Shortly before Christmas 1949, Wanda arrived in West Germany, where she was eventually reunited with her family. They had been expelled from Pomerania in 1946 and found a home, albeit a tiny one in a prefabricated barracks, in the town of Rendsburg, in Schleswig-Holstein, on the south bank of the Kiel Canal. When Wanda arrived at the station and saw her parents again for the first time in five years, she cried for two hours, uninterrupted, oblivious of her surroundings.

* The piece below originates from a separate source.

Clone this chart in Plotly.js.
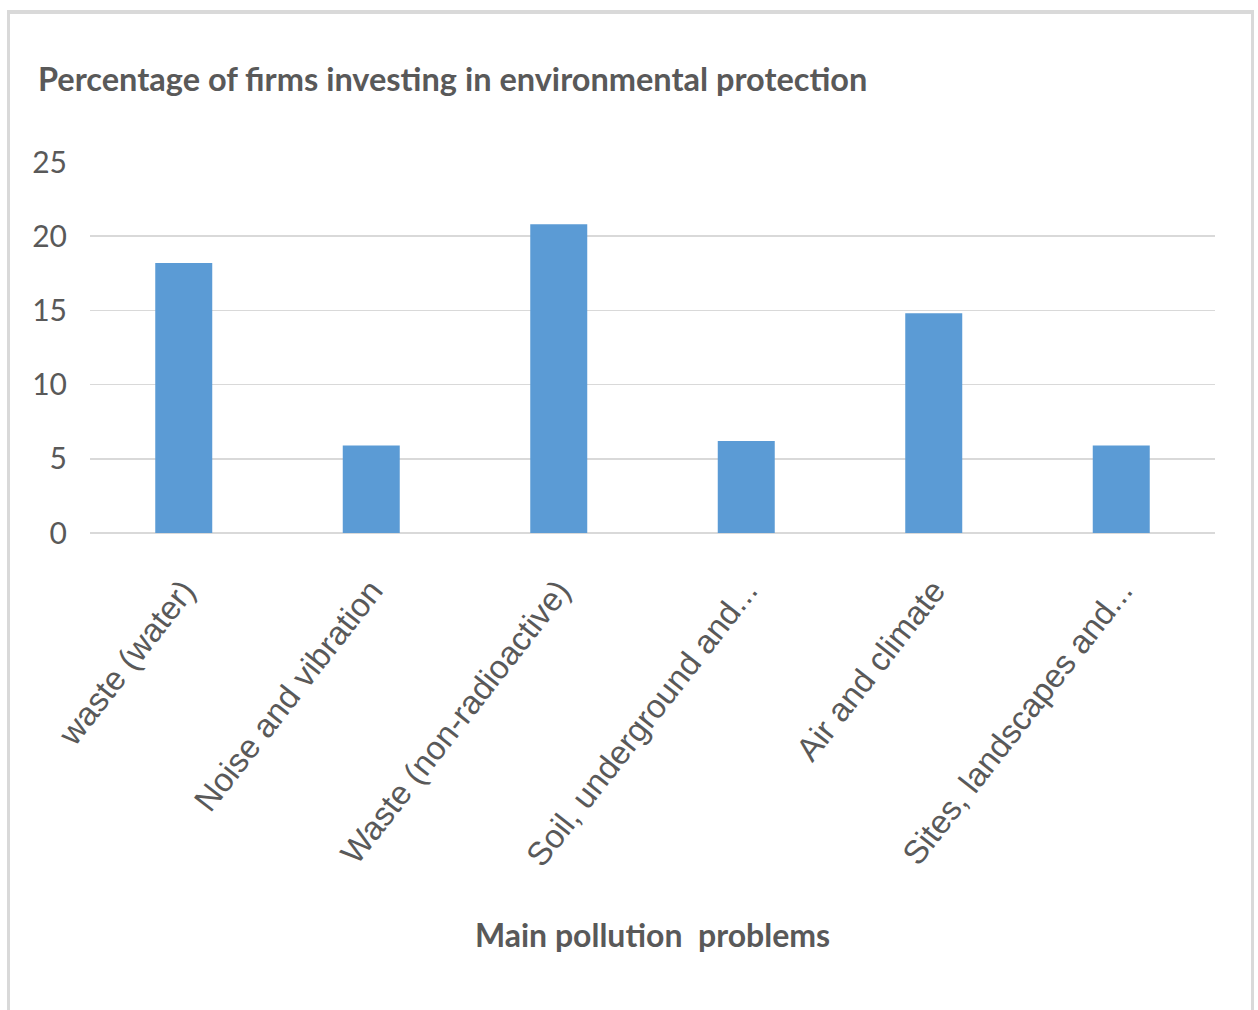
<!DOCTYPE html>
<html>
<head>
<meta charset="utf-8">
<script src="https://cdn.plot.ly/plotly-3.0.1.min.js"></script>
<style>
  html, body { margin: 0; padding: 0; background: #ffffff; }
  #wrap { position: relative; width: 1258px; height: 1010px; }
  #chart { position: absolute; left: 0; top: 0; width: 1258px; height: 1010px; }
  #frame { position: absolute; left: 7px; top: 10px; width: 1241px; height: 1000px;
           border-left: 3px solid #d9d9d9; border-top: 4px solid #d9d9d9; border-right: 3px solid #d9d9d9;
           pointer-events: none; box-sizing: content-box; }
</style>
</head>
<body>
<div id="wrap">
  <div id="chart"></div>
  <div id="frame"></div>
</div>
<script>
const categories = [
  "waste (water)",
  "Noise and vibration",
  "Waste (non-radioactive)",
  "Soil, underground and...",
  "Air and climate",
  "Sites, landscapes and..."
];
const values = [18.2, 5.9, 20.8, 6.2, 14.8, 5.9];
const yTicks = [0, 5, 10, 15, 20, 25];
const chartTitle = "Percentage of firms investing in environmental protection";
const xTitle = "Main pollution  problems";

const textColor = "#595959";

const trace = {
  type: "bar",
  x: categories,
  y: values,
  marker: { color: "#5b9bd5" },
  hoverinfo: "x+y"
};

const layout = {
  width: 1258,
  height: 1010,
  paper_bgcolor: "rgba(0,0,0,0)",
  plot_bgcolor: "rgba(0,0,0,0)",
  margin: { l: 90, r: 43, t: 162, b: 477 },
  bargap: 0.696,
  showlegend: false,
  title: {
    text: chartTitle,
    font: { family: "Lato", size: 32.5, color: textColor, weight: "bold" },
    xref: "container", x: 38 / 1258, xanchor: "left",
    yref: "container", y: 1 - 80 / 1010, yanchor: "middle"
  },
  xaxis: {
    type: "category",
    tickangle: -52,
    tickfont: { family: "Liberation Sans", size: 33, color: textColor },
    showgrid: false,
    zeroline: false,
    showline: false,
    ticks: "outside",
    ticklen: 24,
    tickcolor: "rgba(0,0,0,0)",
    automargin: false,
    title: {
      text: xTitle,
      font: { family: "Lato", size: 32, color: textColor, weight: "bold" },
      standoff: 52
    }
  },
  yaxis: {
    range: [0, 25],
    autorange: false,
    tickvals: yTicks,
    ticktext: yTicks.map(String),
    tickfont: { family: "Lato", size: 30, color: textColor },
    showgrid: true,
    gridcolor: "#d9d9d9",
    gridwidth: 1.5,
    zeroline: true,
    zerolinecolor: "#d9d9d9",
    zerolinewidth: 1.5,
    showline: false,
    ticks: "",
    ticklabelstandoff: 22,
    automargin: false
  }
};

Plotly.newPlot("chart", [trace], layout, { displayModeBar: false, staticPlot: true });
</script>
</body>
</html>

Altogether it is reckoned that around 1.9 million German women were raped by Soviet soldiers in the final months of the war and those immediately following the peace.
12
For a while, in the early summer of 1945, the instance of rape actually got worse again – a fact blamed on older, more educated men being released back to Russia early in order to assist with post-war reconstruction, leaving behind in Germany mainly younger men, many recruited late in the war from areas such as Belarus and the Ukraine, occupied for years by the Wehrmacht. Men from such regions had been brutalised by their experiences of occupation and imbued with a deep loathing of everything German.
13

Not all Soviet soldiers behaved in such a wild and undisciplined way, however. Repeatedly there are stories of Russians who behaved kindly, or at least correctly. It was said that the elite front-line troops were not so bad; worse were the second and third wave, who were under less strict discipline, had less fighting to do and thus more time for criminality.

Ruth Irmgard, thirteen years old, was hauled from the cellar of her family’s home and raped by a gang of Russian soldiers. When she wept inconsolably, her mother, who had herself been raped and had attempted suicide, told her sternly: ‘If you can’t take it, then go in the Alle’, a reference to the river that ran through the small East Prussian town where they lived.
14
A few hours later, Ruth was saved from further molestation by the appearance of an officer, who sent the would-be rapists away. He took her back to her mother, but warned the family that he could not protect them indefinitely. She should leave town, he said, with Ruth and her four other children, and stick to the countryside, where there was less chance of trouble.